Canada’s first space telescope NEOSSat (Near-Earth Object Space Surveillance Satellite) dedicated to detecting and tracking asteroids, will be launched aboard Indian Space Research Organization’s (ISRO) Polar Satellite launch vehicle (PSLV). NEOSSat reached India on January 18, and is scheduled to launch during a window opening February 11.
NEOSSat will not just be first Canadian space telescope, but also the world’s first space telescope designed to detect and track asteroids as well as satellites.
“This is the first space-based asteroid-searching telescope, period. Why shouldn’t Canada be the leader in a field? And it happens in this case, we are,” says Alan Hildebrand of the University of Calgary, one of two principal scientists for the satellite.
NEOSSat is jointly funded by the Canadian Space Agency (CSA) and Defence Research and Development Canada (DRDC). It will circle the globe every 100 minutes, and scan a region near the Sun to locate asteroids that may someday pass near Earth. The suitcase-sized NEOSSat weighs 65 kg and will orbit at an altitude of approximately 800 km above Earth. As the satellite will orbit at a high altitude, it is not limited by day-night cycle, and will be able to operate 24/7. Unlike ground based telescopes, NEOSSat doesn’t have geographic, time, or weather constraints for detecting asteroids and satellites.

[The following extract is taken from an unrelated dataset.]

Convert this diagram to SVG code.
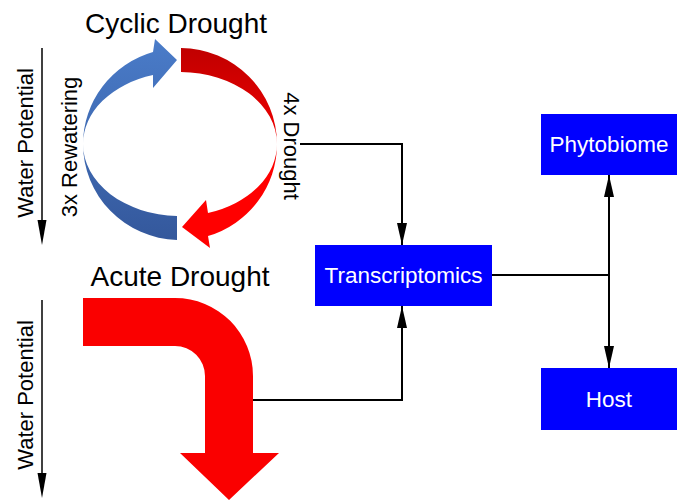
<svg xmlns="http://www.w3.org/2000/svg" width="682" height="500" viewBox="0 0 682 500">
<style>
text{font-family:"Liberation Sans",Arial,sans-serif;}
.t{font-size:28px;fill:#000;text-anchor:middle;}
.s{font-size:22px;fill:#000;text-anchor:middle;}
.b{font-size:22.5px;fill:#fff;text-anchor:middle;}
.box{fill:#0000ff;}
.ln{fill:none;stroke:#000;stroke-width:2;}
</style>
<defs>
<marker id="ah" viewBox="0 0 22 10" refX="22" refY="5" markerWidth="22" markerHeight="10" markerUnits="userSpaceOnUse" orient="auto">
<path d="M0,0 L22,5 L0,10 Z" fill="#000"/>
</marker>
<linearGradient id="gb" x1="0" y1="0" x2="0" y2="1">
<stop offset="0" stop-color="#4a7cc9"/>
<stop offset="1" stop-color="#34589c"/>
</linearGradient>
<linearGradient id="gr" x1="0" y1="0" x2="0" y2="1">
<stop offset="0" stop-color="#c00000"/>
<stop offset="0.6" stop-color="#ff0000"/>
<stop offset="1" stop-color="#ff0000"/>
</linearGradient>
</defs>

<g id="cyclic">
<text class="t" x="176" y="33">Cyclic Drought</text>
<path d="M177,240 A97,96 0 0 1 83,144 A97,96 0 0 1 153,52 L155,39 L177,60 L153,88 L153,75 A97,72 0 0 0 83,144 A97,72 0 0 0 177,216 Z" fill="url(#gb)"/>
<path d="M181,48 A97,96 0 0 1 277,144 A97,96 0 0 1 208,236 L210,248 L182,227 L206,200 L208,213 A97,72 0 0 0 277,144 A97,72 0 0 0 181,72 Z" fill="url(#gr)"/>
<text class="s" transform="translate(77,147) rotate(-90)">3x Rewatering</text>
<text class="s" transform="translate(284,146) rotate(90)">4x Drought</text>
<text class="s" transform="translate(33,143) rotate(-90)">Water Potential</text>
<line x1="42" y1="48" x2="42" y2="225" stroke="#000" stroke-width="1.5"/>
<path d="M37.5,220 L46.5,220 L42,245 Z" fill="#000"/>
</g>

<g id="acute">
<text class="t" x="180" y="286">Acute Drought</text>
<path d="M83,298 L175,298 A78,78 0 0 1 253,376 L253,453 L279,453 L229,500 L180,453 L205,453 L205,376 A30,30 0 0 0 175,346 L83,346 Z" fill="#fa0000"/>
<text class="s" transform="translate(33,395) rotate(-90)">Water Potential</text>
<line x1="42" y1="300" x2="42" y2="478" stroke="#000" stroke-width="1.5"/>
<path d="M37.5,473 L46.5,473 L42,498 Z" fill="#000"/>
</g>

<g id="transcriptomics">
<rect class="box" x="315" y="245" width="177" height="61"/>
<text class="b" x="403.5" y="283">Transcriptomics</text>
</g>
<g id="phytobiome">
<rect class="box" x="541" y="114" width="136" height="61"/>
<text class="b" x="609" y="152">Phytobiome</text>
</g>
<g id="host">
<rect class="box" x="541" y="368" width="136" height="62"/>
<text class="b" x="609" y="407">Host</text>
</g>

<g id="connectors">
<path class="ln" d="M300,144 L402,144 L402,245" marker-end="url(#ah)"/>
<path class="ln" d="M253,400 L402,400 L402,306" marker-end="url(#ah)"/>
<path class="ln" d="M492,275 L609,275"/>
<path class="ln" d="M609,275 L609,175" marker-end="url(#ah)"/>
<path class="ln" d="M609,275 L609,368" marker-end="url(#ah)"/>
</g>
</svg>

“Canada continues to innovate and demonstrate its technological expertise by developing small satellites that can peer into near and far space for natural and man-made debris,” said Guy Bujold, former President of the Canadian Space Agency, when launching the program in 2008. “We are on the cutting edge, building the world’s first space-based telescope designed to search for near-Earth asteroids.”
In its other capability, NEOSSat will monitor operating satellites as well as dead satellites and space junk, as part of DRDC’s project High Earth Orbit Surveillance System (HEOSS). It will be the first micro-satellite used for this purpose.